At a council hearing Friday, environmentalists said Exelon power-generation investments would make it hostile to rooftop solar, unlike Pepco, which only distributes electricity. Approval of the deal is in the hands of the D.C. Public Service Commission but the council is an intervener in the regulatory proceedings and could influence regulators’ decision.
“They view renewable power and sustainability as a threat to their core business of selling electricity,” said Larry Martin of the D.C. chapter of the Sierra Club, according to a report in The Washington Post. “This merger is not contributing to the public interest.”
Mary M. Cheh, chair of the council’s Committee on Transportation and the Environment told the Post that the hearing had left her skeptical that the deal would benefit District residents.
No one from Pepco, Exelon, the PSC or the District’s Office of the People’s Counsel testified at the hearing. They are expected to appear at a hearing of the council’s Committee on Business, Consumer and Regulatory Affairs on Jan. 29.
Earlier last week, the Institute for Energy Economics and Financial Analysis joined the chorus of voices calling for rejection of the deal.
The Cleveland-based think tank, which supports reduced dependence on coal and other non-renewable energy resources, said in a Jan. 21 report that the merger would undermine D.C.’s renewable-energy initiatives.
It said the deal could mean higher rates for current Pepco customers because Exelon will need to earn returns to justify the $2.5 billion acquisition premium Exelon has offered.
Exelon “has been challenged in recent years by low wholesale power prices driven by cheap natural gas, reduced demand for power and the growth of renewable energy and energy efficiency,” wrote the report’s authors, Cathy Kunkel and Tom Sanzillo.
They wrote that if the acquisition is approved, Exelon will “acquire a stable earnings stream from Pepco’s regulated utilities that would help Exelon balance out the volatility of its merchant electricity generation business, which has proven susceptible to weakness in the competitive energy markets.”
“A merger with Exelon would also subject ratepayers to risks associated with Exelon’s aging nuclear fleet,” the report said. “Residents and businesses may be asked to accept rate increases and policy accommodations to assist Exelon with the management of aging nuclear plants.”
Exelon spokesman Paul Elsberg said the report contains some errors and draws incorrect conclusions.
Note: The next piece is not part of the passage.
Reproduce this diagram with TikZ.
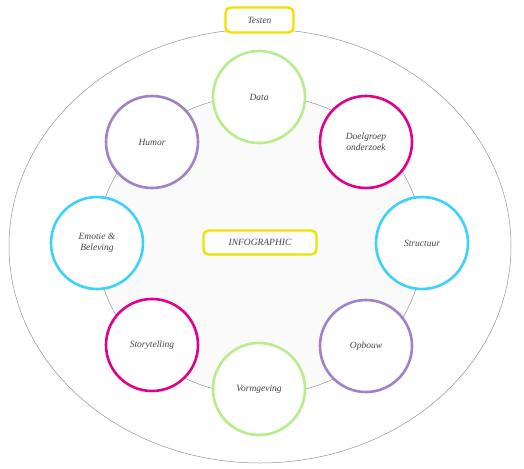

“Customer rates will not increase as a result of the Exelon-Pepco Holdings merger and, in fact, by combining our companies, we will operate more efficiently and generate cost savings that will be passed on to customers,” he said Friday.
Elsberg said the two companies’ support for renewable energy will continue, noting that Exelon is the 11th largest U.S. wind producer and has made investments in solar, including the nation’s largest urban solar project in Chicago. “Our utilities will continue to facilitate customers’ installation of solar panels on their homes and businesses,” he said.
Kunkel said the study was not commissioned by any other group. She said the proposed merger drew the Cleveland think tank’s attention for several reasons.“IEEFA follows developments in the utility industry nationally,” she said Friday. “We see this case as part of a larger trend of major utilities moving increasingly towards regulated operations, and we also think it has important implications for renewable energy policy in the mid-Atlantic.”
The merger has already gained the approval of the Federal Energy Regulatory Commission and Virginia regulators. The staff of the New Jersey Board of Public Utilities has reached a settlement with Exelon that would give Atlantic City Electric customers $62 million in rate credits.
Exelon still needs the approval of Maryland, D.C. and Delaware. Public advocates in both states and the District have come out publicly against the merger under the current offer.